I hate the "discoverability" trend. I don't want discoverable UI. I want UI that is consistent with all my other apps, which I have already learned. I should not have to have an app nudge me to "discover" its oh-so-cleverly-hidden features. I'm not Dora the fucking Explorer, I'm a computer user who expects everything on the platform to behave predictably and consistently.

And while we are at it, "lack of use" is not a good reason to axe features. Some things, by their nature, just don't get used as much but when they are needed they are needed. Product designers have become slaves to their telemetry and metrics, and are letting the tail wag the dog.

I wasn't talking about a trend, but real discoverability, so your rant is misplaced.

> expects everything on the platform to behave predictably and consistently.

and poor discoverability makes this expectation even less likely to be met

Similarly

> "lack of use" is not a good reason to axe features.

But it is a great reason not to implement features in the new framework since you're not even aware of them because they're undiscoverable! (I know, I know, not to you, you've already wasted time doing the discovery the hard way by reading some obscure blog, but then you go teach the devs of those new frameworks!)

Also, what is this imaginary telemetry that is able to track that I want ll to land on llama instead of blindly following invisible-mode#1? It would be awesome if product designers were that competently informed, we would've gotten universally great UIs!
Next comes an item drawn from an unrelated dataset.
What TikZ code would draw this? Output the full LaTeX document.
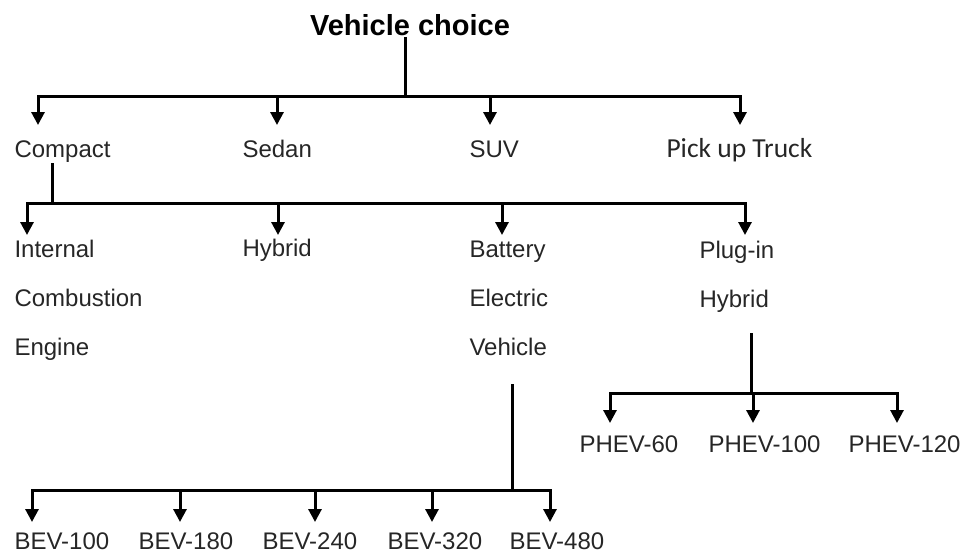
\documentclass[tikz,border=0pt]{standalone}
\usepackage{fontspec}
\setmainfont{Liberation Sans}
\newfontfamily\truckfont{Carlito}
\usepackage{tikz}
\usetikzlibrary{arrows.meta}
\usetikzlibrary{calc}
\begin{document}
\begin{tikzpicture}[x=1pt,y=-1pt,>={Triangle[width=13pt,length=13pt]},line width=3pt,
	lbl/.style={anchor=base west,inner sep=0pt,text=black!85,font=\fontsize{24}{49}\selectfont},
	mlbl/.style={lbl,anchor=north west,align=left}]
			\useasboundingbox(0,0)rectangle(969,554);
			\node[anchor=base,inner sep=0pt,font=\bfseries\fontsize{29}{29}\selectfont](vc)at(410,35){Vehicle choice};
			\node[lbl](compact)at(13,157){Compact};
			\node[lbl](sedan)at(241,157){Sedan};
			\node[lbl](suv)at(468,157){SUV};
			\node[lbl,font=\truckfont\fontsize{27.5}{27.5}\selectfont](truck)at(665,157){Pick up Truck};
			\node[mlbl](ice)at(13,239){Internal\\Combustion\\Engine};
			\node[lbl](hybrid)at(241,256){Hybrid};
			\node[mlbl](bev)at(468,239){Battery\\Electric\\Vehicle};
			\node[mlbl](phev)at(698,240){Plug-in\\Hybrid};
			\node[lbl](phev60)at(578,452){PHEV-60};
			\node[lbl](phev100)at(707,452){PHEV-100};
			\node[lbl](phev120)at(847,452){PHEV-120};
			\node[lbl](bev100)at(13,549){BEV-100};
			\node[lbl](bev180)at(137,549){BEV-180};
			\node[lbl](bev240)at(261,549){BEV-240};
			\node[lbl](bev320)at(386,549){BEV-320};
			\node[lbl](bev480)at(508,549){BEV-480};
			\coordinate(j0)at(405,96);
			\coordinate(j1)at(52,203);
			\coordinate(p0)at(751,333);
			\coordinate(j2)at(751,393);
			\coordinate(b0)at(512,384);
			\coordinate(j3)at(512,490);
			\draw(j0|-vc.south)--(j0);
			\draw[->](j0)-|(38,125)coordinate(tcompact);
			\draw[->](j0)-|(277,125)coordinate(tsedan);
			\draw[->](j0)-|(490,125)coordinate(tsuv);
			\draw[->](j0)-|(740,125)coordinate(ttruck);
			\draw(j1|-compact.south)--(j1);
			\draw[->](j1)-|(27,235)coordinate(tice);
			\draw[->](j1)-|(278,235)coordinate(thybrid);
			\draw[->](j1)-|(502,235)coordinate(tbev);
			\draw[->](j1)-|(745,235)coordinate(tphev);
			\draw(p0)--(j2);
			\draw[->](j2)-|(610,423)coordinate(tphev60);
			\draw[->](j2)-|(753,423)coordinate(tphev100);
			\draw[->](j2)-|(897,423)coordinate(tphev120);
			\draw(b0)--(j3);
			\draw[->](j3)-|(32,522)coordinate(tbev100);
			\draw[->](j3)-|(180,522)coordinate(tbev180);
			\draw[->](j3)-|(315,522)coordinate(tbev240);
			\draw[->](j3)-|(432,522)coordinate(tbev320);
			\draw[->](j3)-|(550,522)coordinate(tbev480);
		\end{tikzpicture}
\end{document}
Real discoverability is as real as discoverability of subj, so we’re all misplaced. That bugs me the most, much talks, crap UIs. Empty rationalizing it to death instead of cultivating feature cultures that already work and do not require “design”.
Probably more historical. My recollection is that lists originally worked that way (same letter many times) for a long time. Then a decade+ later I realized it had become smarter.